++++ RECORDS FOR THE EXERCISE
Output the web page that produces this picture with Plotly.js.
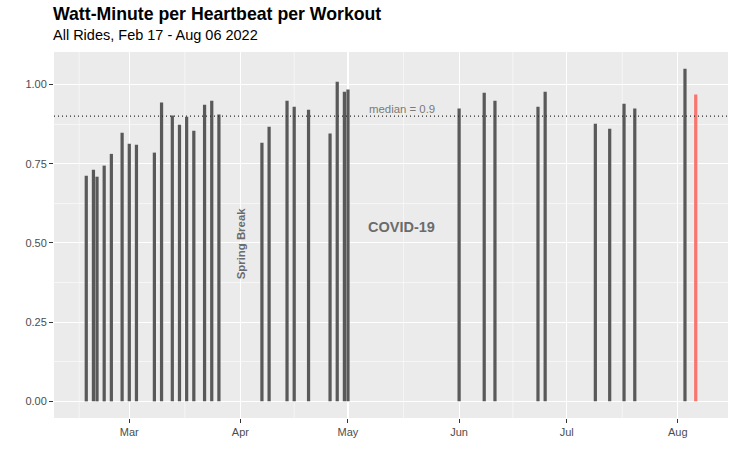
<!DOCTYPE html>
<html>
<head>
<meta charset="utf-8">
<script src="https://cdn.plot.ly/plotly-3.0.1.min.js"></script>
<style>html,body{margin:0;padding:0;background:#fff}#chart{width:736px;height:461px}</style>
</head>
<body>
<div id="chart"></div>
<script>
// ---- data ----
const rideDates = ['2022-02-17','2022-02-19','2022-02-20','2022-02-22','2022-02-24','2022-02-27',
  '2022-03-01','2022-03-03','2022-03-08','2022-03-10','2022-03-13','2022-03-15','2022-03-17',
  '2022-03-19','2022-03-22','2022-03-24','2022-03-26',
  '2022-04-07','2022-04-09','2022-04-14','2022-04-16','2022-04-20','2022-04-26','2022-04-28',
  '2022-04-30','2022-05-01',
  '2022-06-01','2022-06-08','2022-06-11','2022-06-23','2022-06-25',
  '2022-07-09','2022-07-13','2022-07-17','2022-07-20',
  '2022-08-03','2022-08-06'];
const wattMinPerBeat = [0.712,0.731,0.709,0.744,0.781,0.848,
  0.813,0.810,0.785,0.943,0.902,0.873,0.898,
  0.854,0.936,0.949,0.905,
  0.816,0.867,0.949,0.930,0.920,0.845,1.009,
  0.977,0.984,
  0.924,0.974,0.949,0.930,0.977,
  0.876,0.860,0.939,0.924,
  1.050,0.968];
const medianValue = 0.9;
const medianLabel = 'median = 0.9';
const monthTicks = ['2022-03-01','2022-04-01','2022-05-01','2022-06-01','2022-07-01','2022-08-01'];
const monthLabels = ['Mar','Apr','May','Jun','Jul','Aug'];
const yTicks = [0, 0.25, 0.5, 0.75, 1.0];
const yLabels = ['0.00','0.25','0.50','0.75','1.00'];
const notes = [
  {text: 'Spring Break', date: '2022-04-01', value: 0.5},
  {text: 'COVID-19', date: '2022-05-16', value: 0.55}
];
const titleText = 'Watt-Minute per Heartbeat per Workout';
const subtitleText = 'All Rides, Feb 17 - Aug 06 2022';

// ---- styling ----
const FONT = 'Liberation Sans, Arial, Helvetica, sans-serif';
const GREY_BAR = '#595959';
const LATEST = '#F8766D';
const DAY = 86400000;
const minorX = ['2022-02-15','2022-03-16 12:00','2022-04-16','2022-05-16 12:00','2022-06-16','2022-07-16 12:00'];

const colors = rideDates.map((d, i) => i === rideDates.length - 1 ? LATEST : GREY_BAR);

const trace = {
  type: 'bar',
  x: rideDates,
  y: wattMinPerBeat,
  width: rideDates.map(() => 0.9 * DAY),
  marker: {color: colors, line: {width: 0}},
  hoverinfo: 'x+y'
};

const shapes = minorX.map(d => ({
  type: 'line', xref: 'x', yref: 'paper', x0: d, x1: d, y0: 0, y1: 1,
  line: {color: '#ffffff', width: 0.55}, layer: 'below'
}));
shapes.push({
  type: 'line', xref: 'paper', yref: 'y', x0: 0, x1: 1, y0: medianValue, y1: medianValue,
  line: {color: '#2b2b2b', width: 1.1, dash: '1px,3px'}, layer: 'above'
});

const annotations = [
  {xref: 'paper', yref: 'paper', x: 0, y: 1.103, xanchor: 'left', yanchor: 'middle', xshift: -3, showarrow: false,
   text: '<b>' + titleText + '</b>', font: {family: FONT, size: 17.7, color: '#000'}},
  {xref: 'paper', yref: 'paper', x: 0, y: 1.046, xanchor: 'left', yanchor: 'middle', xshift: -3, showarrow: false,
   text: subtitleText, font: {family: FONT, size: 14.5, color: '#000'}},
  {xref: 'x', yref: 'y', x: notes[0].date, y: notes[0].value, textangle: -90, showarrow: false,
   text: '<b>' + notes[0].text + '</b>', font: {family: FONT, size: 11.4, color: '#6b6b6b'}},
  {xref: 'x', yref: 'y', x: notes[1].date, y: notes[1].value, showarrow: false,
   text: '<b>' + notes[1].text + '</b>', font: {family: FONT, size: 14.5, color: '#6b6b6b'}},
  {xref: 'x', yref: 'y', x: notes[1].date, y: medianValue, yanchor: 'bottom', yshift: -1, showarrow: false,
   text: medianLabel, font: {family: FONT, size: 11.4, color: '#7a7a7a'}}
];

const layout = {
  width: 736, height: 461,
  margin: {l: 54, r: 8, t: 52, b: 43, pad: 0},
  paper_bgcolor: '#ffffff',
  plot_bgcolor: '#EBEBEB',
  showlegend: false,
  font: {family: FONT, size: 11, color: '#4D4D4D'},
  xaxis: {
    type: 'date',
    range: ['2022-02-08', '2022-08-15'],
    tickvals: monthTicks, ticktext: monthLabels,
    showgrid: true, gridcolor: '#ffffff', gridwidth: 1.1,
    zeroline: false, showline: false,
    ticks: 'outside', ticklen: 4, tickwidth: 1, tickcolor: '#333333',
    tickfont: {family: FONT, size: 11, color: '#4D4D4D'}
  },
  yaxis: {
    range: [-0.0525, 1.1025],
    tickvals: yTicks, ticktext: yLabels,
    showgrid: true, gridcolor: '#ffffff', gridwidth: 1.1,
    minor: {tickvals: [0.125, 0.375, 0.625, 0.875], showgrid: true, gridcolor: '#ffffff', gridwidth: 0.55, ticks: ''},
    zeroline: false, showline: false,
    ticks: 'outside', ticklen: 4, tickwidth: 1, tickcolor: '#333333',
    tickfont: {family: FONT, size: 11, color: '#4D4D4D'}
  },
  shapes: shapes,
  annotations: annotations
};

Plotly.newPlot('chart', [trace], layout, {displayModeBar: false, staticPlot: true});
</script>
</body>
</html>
++++++++
++++ RECORDS FOR THE EXERCISE
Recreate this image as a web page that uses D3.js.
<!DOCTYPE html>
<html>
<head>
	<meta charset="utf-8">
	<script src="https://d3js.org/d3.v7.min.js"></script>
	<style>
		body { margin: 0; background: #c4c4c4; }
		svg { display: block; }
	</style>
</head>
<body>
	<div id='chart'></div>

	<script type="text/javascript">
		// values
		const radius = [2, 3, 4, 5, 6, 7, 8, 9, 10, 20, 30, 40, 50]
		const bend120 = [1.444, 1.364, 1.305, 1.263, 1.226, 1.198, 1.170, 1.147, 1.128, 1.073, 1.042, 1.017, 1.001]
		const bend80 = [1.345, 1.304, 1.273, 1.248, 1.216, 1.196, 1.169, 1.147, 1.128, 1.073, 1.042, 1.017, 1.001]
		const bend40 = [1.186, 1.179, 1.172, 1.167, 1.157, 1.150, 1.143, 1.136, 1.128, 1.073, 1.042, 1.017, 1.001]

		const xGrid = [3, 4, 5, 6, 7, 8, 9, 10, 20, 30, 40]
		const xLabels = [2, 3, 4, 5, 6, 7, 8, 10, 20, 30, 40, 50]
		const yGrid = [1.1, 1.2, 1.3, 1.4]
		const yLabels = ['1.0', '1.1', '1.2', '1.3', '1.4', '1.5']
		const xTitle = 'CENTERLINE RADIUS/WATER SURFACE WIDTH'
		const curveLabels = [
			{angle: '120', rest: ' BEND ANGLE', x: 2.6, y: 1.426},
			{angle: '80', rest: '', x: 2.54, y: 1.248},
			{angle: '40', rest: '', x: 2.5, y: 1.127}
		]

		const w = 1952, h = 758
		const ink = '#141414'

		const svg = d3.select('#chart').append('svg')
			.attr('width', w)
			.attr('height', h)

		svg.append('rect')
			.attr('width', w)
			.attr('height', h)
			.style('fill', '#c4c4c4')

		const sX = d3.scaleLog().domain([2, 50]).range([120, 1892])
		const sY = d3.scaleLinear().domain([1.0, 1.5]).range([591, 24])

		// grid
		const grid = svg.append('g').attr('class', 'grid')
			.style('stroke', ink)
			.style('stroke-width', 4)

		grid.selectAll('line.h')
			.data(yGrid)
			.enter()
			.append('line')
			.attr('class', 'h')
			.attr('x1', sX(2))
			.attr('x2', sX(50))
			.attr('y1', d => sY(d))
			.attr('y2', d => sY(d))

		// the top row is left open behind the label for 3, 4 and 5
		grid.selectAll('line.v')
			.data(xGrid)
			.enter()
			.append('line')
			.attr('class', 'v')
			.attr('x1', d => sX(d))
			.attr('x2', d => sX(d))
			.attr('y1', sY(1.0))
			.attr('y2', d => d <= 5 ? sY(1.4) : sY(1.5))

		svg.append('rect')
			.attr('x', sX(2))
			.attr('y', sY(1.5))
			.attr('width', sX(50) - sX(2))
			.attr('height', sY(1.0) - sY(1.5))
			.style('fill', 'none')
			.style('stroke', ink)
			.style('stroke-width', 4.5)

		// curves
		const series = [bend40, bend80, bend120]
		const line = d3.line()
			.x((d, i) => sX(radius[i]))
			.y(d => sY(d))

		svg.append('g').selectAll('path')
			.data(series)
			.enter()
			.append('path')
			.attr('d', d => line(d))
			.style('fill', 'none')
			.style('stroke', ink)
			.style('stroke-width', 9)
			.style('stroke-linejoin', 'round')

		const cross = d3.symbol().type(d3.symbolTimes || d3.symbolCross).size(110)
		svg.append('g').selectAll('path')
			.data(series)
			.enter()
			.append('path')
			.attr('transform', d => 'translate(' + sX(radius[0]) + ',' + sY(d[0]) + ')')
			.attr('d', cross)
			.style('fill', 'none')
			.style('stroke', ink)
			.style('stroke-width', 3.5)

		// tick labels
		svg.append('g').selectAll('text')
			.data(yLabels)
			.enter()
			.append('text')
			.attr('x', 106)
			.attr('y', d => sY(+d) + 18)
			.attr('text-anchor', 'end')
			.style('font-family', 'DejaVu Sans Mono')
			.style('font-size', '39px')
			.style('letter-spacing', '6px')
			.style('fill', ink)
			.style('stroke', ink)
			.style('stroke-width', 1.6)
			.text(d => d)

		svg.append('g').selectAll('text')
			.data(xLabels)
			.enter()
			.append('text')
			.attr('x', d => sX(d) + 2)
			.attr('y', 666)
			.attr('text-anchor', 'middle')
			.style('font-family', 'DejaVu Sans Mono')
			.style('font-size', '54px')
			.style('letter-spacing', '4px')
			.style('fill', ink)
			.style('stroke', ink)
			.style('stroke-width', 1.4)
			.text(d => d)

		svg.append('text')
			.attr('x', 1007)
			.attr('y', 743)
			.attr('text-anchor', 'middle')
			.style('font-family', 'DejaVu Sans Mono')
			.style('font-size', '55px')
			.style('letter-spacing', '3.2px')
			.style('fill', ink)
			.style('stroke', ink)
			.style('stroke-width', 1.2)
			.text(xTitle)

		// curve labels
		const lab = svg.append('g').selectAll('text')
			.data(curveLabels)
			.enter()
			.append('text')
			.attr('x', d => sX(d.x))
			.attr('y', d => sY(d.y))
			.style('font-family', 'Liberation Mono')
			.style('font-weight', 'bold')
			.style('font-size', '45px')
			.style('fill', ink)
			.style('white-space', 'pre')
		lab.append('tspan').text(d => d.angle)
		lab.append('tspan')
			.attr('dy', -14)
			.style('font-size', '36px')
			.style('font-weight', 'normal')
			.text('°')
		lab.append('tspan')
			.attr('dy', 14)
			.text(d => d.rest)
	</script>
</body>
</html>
++++++++
:: GIVEN REQUEST ::
Leave out the pictures and give again exactly the lines from the one with "Output the web" through the one with "const subtitleText = 'All", and no others.

:: PROBLEM SOLUTION ::
Output the web page that produces this picture with Plotly.js.
<!DOCTYPE html>
<html>
<head>
<meta charset="utf-8">
<script src="https://cdn.plot.ly/plotly-3.0.1.min.js"></script>
<style>html,body{margin:0;padding:0;background:#fff}#chart{width:736px;height:461px}</style>
</head>
<body>
<div id="chart"></div>
<script>
// ---- data ----
const rideDates = ['2022-02-17','2022-02-19','2022-02-20','2022-02-22','2022-02-24','2022-02-27',
  '2022-03-01','2022-03-03','2022-03-08','2022-03-10','2022-03-13','2022-03-15','2022-03-17',
  '2022-03-19','2022-03-22','2022-03-24','2022-03-26',
  '2022-04-07','2022-04-09','2022-04-14','2022-04-16','2022-04-20','2022-04-26','2022-04-28',
  '2022-04-30','2022-05-01',
  '2022-06-01','2022-06-08','2022-06-11','2022-06-23','2022-06-25',
  '2022-07-09','2022-07-13','2022-07-17','2022-07-20',
  '2022-08-03','2022-08-06'];
const wattMinPerBeat = [0.712,0.731,0.709,0.744,0.781,0.848,
  0.813,0.810,0.785,0.943,0.902,0.873,0.898,
  0.854,0.936,0.949,0.905,
  0.816,0.867,0.949,0.930,0.920,0.845,1.009,
  0.977,0.984,
  0.924,0.974,0.949,0.930,0.977,
  0.876,0.860,0.939,0.924,
  1.050,0.968];
const medianValue = 0.9;
const medianLabel = 'median = 0.9';
const monthTicks = ['2022-03-01','2022-04-01','2022-05-01','2022-06-01','2022-07-01','2022-08-01'];
const monthLabels = ['Mar','Apr','May','Jun','Jul','Aug'];
const yTicks = [0, 0.25, 0.5, 0.75, 1.0];
const yLabels = ['0.00','0.25','0.50','0.75','1.00'];
const notes = [
  {text: 'Spring Break', date: '2022-04-01', value: 0.5},
  {text: 'COVID-19', date: '2022-05-16', value: 0.55}
];
const titleText = 'Watt-Minute per Heartbeat per Workout';
const subtitleText = 'All Rides, Feb 17 - Aug 06 2022';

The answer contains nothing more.